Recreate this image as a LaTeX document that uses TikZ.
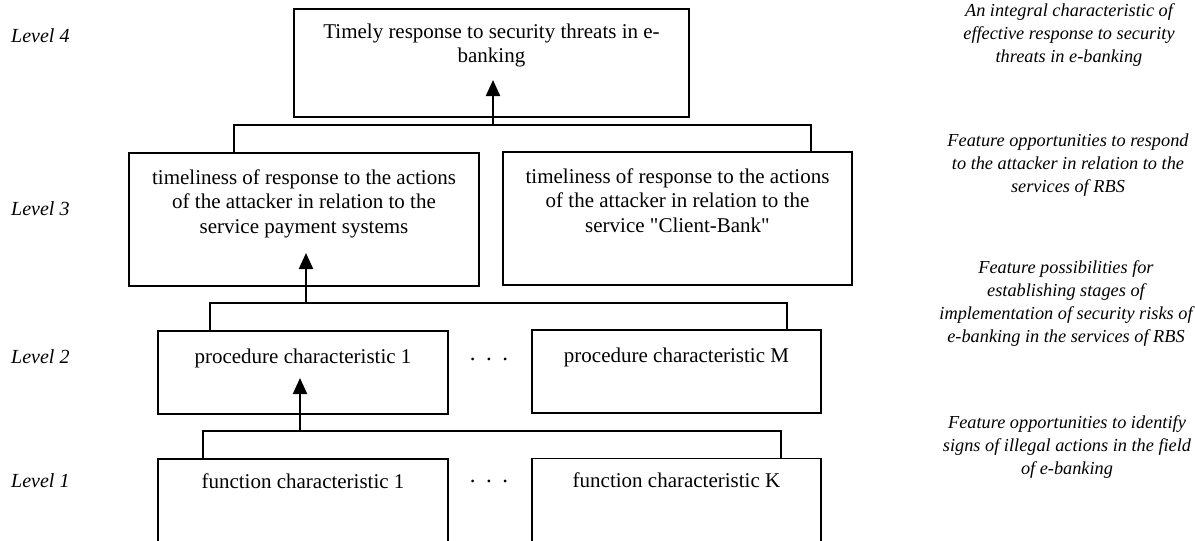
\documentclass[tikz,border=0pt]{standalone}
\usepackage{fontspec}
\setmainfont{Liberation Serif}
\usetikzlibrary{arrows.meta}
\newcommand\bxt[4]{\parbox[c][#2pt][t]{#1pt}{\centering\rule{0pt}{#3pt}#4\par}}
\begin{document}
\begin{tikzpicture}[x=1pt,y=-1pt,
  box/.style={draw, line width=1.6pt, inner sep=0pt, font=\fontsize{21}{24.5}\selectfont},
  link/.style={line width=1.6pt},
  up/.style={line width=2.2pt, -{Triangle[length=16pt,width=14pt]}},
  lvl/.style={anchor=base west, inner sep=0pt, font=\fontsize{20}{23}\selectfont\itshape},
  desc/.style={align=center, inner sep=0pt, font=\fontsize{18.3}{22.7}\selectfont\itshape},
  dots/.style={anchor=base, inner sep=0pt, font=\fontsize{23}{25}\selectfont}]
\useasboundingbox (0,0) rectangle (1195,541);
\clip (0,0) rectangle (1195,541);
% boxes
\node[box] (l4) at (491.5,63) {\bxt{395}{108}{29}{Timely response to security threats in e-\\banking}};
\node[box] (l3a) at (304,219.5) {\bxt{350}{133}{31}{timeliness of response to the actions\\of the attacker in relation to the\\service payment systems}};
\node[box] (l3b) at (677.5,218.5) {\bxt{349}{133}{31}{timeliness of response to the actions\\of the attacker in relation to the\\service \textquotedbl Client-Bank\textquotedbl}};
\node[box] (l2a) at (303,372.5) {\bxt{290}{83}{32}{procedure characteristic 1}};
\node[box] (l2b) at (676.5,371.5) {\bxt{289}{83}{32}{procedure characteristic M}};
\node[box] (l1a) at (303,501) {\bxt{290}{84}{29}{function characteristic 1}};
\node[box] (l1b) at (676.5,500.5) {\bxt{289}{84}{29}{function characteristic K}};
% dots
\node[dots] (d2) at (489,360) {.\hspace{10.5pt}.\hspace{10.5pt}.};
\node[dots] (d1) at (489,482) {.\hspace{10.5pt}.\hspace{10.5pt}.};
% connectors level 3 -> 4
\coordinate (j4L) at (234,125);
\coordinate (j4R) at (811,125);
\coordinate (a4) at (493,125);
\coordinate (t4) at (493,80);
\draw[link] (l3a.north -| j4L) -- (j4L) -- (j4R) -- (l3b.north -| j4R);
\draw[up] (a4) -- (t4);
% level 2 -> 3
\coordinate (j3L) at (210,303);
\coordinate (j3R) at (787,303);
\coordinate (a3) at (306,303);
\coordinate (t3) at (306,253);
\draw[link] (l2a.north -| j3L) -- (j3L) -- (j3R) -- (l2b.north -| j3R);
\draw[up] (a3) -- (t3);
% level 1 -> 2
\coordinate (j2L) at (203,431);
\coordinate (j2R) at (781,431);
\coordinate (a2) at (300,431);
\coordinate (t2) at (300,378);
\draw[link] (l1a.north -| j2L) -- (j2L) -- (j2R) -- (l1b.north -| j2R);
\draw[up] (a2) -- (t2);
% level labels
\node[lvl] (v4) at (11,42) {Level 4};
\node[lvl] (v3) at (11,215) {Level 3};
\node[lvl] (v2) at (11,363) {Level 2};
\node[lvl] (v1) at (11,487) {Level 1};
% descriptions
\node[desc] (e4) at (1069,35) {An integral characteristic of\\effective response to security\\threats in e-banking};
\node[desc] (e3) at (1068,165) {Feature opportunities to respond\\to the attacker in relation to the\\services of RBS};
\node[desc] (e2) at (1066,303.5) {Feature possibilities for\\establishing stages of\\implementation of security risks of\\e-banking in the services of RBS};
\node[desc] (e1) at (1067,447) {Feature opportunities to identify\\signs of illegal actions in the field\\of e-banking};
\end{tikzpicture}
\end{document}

○ ○ ○ ○ ○ ○ ○

Copy out all of the data word for word. Do not carry over any picture.

Recreate this image as a LaTeX document that uses TikZ.
\documentclass[tikz,border=0pt]{standalone}
\usepackage{fontspec}
\setmainfont{Liberation Serif}
\usetikzlibrary{arrows.meta}
\newcommand\bxt[4]{\parbox[c][#2pt][t]{#1pt}{\centering\rule{0pt}{#3pt}#4\par}}
\begin{document}
\begin{tikzpicture}[x=1pt,y=-1pt,
  box/.style={draw, line width=1.6pt, inner sep=0pt, font=\fontsize{21}{24.5}\selectfont},
  link/.style={line width=1.6pt},
  up/.style={line width=2.2pt, -{Triangle[length=16pt,width=14pt]}},
  lvl/.style={anchor=base west, inner sep=0pt, font=\fontsize{20}{23}\selectfont\itshape},
  desc/.style={align=center, inner sep=0pt, font=\fontsize{18.3}{22.7}\selectfont\itshape},
  dots/.style={anchor=base, inner sep=0pt, font=\fontsize{23}{25}\selectfont}]
\useasboundingbox (0,0) rectangle (1195,541);
\clip (0,0) rectangle (1195,541);
% boxes
\node[box] (l4) at (491.5,63) {\bxt{395}{108}{29}{Timely response to security threats in e-\\banking}};
\node[box] (l3a) at (304,219.5) {\bxt{350}{133}{31}{timeliness of response to the actions\\of the attacker in relation to the\\service payment systems}};
\node[box] (l3b) at (677.5,218.5) {\bxt{349}{133}{31}{timeliness of response to the actions\\of the attacker in relation to the\\service \textquotedbl Client-Bank\textquotedbl}};
\node[box] (l2a) at (303,372.5) {\bxt{290}{83}{32}{procedure characteristic 1}};
\node[box] (l2b) at (676.5,371.5) {\bxt{289}{83}{32}{procedure characteristic M}};
\node[box] (l1a) at (303,501) {\bxt{290}{84}{29}{function characteristic 1}};
\node[box] (l1b) at (676.5,500.5) {\bxt{289}{84}{29}{function characteristic K}};
% dots
\node[dots] (d2) at (489,360) {.\hspace{10.5pt}.\hspace{10.5pt}.};
\node[dots] (d1) at (489,482) {.\hspace{10.5pt}.\hspace{10.5pt}.};
% connectors level 3 -> 4
\coordinate (j4L) at (234,125);
\coordinate (j4R) at (811,125);
\coordinate (a4) at (493,125);
\coordinate (t4) at (493,80);
\draw[link] (l3a.north -| j4L) -- (j4L) -- (j4R) -- (l3b.north -| j4R);
\draw[up] (a4) -- (t4);
% level 2 -> 3
\coordinate (j3L) at (210,303);
\coordinate (j3R) at (787,303);
\coordinate (a3) at (306,303);
\coordinate (t3) at (306,253);
\draw[link] (l2a.north -| j3L) -- (j3L) -- (j3R) -- (l2b.north -| j3R);
\draw[up] (a3) -- (t3);
% level 1 -> 2
\coordinate (j2L) at (203,431);
\coordinate (j2R) at (781,431);
\coordinate (a2) at (300,431);
\coordinate (t2) at (300,378);
\draw[link] (l1a.north -| j2L) -- (j2L) -- (j2R) -- (l1b.north -| j2R);
\draw[up] (a2) -- (t2);
% level labels
\node[lvl] (v4) at (11,42) {Level 4};
\node[lvl] (v3) at (11,215) {Level 3};
\node[lvl] (v2) at (11,363) {Level 2};
\node[lvl] (v1) at (11,487) {Level 1};
% descriptions
\node[desc] (e4) at (1069,35) {An integral characteristic of\\effective response to security\\threats in e-banking};
\node[desc] (e3) at (1068,165) {Feature opportunities to respond\\to the attacker in relation to the\\services of RBS};
\node[desc] (e2) at (1066,303.5) {Feature possibilities for\\establishing stages of\\implementation of security risks of\\e-banking in the services of RBS};
\node[desc] (e1) at (1067,447) {Feature opportunities to identify\\signs of illegal actions in the field\\of e-banking};
\end{tikzpicture}
\end{document}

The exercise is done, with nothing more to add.